▶ [Task prompt] All lines from the beginning of the listing through the line with "(0,0) rectangle (676,494);" are to be copied word for word; the pictures are not.

(Dataset entries)
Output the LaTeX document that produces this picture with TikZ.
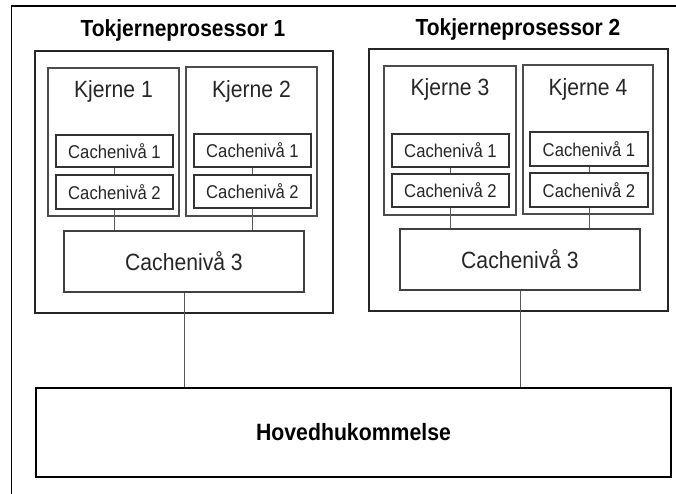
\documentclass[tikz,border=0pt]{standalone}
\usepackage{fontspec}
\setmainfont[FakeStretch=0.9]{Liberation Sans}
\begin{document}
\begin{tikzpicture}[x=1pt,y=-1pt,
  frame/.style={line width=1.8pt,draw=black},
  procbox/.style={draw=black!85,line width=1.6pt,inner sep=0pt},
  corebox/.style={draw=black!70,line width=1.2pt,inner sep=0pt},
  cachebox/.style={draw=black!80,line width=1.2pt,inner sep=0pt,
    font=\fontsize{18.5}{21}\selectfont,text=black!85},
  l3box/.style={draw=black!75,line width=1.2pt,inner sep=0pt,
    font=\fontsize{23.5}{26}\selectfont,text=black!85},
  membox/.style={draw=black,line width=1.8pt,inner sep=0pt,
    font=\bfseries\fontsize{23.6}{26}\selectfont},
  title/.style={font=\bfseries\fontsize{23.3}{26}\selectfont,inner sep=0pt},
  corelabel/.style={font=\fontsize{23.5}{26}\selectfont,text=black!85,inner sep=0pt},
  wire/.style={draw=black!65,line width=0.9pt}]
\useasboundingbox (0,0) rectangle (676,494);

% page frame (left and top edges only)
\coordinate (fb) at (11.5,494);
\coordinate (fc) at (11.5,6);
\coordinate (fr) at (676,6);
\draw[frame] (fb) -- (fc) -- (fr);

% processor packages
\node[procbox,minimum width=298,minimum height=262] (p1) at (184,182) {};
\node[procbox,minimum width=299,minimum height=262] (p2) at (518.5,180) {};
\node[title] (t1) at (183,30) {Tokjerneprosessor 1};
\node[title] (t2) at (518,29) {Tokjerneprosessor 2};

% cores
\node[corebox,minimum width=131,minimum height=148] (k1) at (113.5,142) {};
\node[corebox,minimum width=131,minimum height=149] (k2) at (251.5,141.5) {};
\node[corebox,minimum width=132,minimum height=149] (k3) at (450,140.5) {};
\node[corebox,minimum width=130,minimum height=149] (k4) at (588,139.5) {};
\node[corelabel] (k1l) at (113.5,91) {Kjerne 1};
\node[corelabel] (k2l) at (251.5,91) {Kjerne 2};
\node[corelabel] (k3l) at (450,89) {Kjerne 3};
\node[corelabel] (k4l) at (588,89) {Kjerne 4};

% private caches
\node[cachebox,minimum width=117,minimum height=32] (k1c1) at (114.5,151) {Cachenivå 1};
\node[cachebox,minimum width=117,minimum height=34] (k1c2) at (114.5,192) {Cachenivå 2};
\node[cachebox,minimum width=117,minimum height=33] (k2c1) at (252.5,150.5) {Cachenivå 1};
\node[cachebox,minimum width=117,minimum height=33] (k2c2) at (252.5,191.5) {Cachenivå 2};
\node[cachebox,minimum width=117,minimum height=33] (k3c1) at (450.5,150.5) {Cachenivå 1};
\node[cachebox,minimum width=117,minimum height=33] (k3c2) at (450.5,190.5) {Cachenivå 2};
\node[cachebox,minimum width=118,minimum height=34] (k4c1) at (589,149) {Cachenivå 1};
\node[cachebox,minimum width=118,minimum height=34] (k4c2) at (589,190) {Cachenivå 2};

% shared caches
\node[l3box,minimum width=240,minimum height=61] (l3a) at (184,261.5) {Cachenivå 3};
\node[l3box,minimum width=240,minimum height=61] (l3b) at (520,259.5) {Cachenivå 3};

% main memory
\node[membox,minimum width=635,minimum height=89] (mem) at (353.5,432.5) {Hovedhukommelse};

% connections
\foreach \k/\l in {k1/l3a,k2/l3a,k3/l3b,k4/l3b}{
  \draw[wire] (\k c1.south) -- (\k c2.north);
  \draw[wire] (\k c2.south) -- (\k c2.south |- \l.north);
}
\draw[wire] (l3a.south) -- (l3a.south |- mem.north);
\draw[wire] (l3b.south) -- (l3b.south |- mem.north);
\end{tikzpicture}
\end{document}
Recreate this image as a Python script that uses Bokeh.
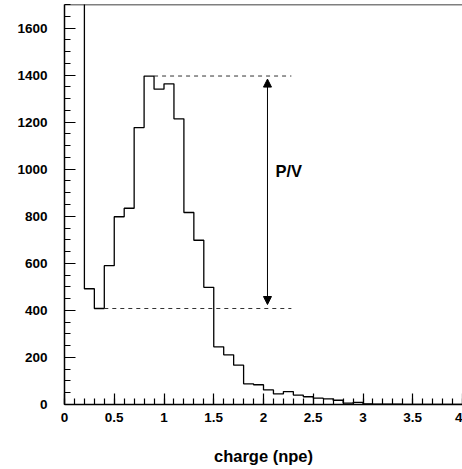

▶ [Solved problem]
Output the LaTeX document that produces this picture with TikZ.
\documentclass[tikz,border=0pt]{standalone}
\usepackage{fontspec}
\setmainfont[FakeStretch=0.9]{Liberation Sans}
\begin{document}
\begin{tikzpicture}[x=1pt,y=-1pt,
  frame/.style={line width=1.8pt,draw=black},
  procbox/.style={draw=black!85,line width=1.6pt,inner sep=0pt},
  corebox/.style={draw=black!70,line width=1.2pt,inner sep=0pt},
  cachebox/.style={draw=black!80,line width=1.2pt,inner sep=0pt,
    font=\fontsize{18.5}{21}\selectfont,text=black!85},
  l3box/.style={draw=black!75,line width=1.2pt,inner sep=0pt,
    font=\fontsize{23.5}{26}\selectfont,text=black!85},
  membox/.style={draw=black,line width=1.8pt,inner sep=0pt,
    font=\bfseries\fontsize{23.6}{26}\selectfont},
  title/.style={font=\bfseries\fontsize{23.3}{26}\selectfont,inner sep=0pt},
  corelabel/.style={font=\fontsize{23.5}{26}\selectfont,text=black!85,inner sep=0pt},
  wire/.style={draw=black!65,line width=0.9pt}]
\useasboundingbox (0,0) rectangle (676,494);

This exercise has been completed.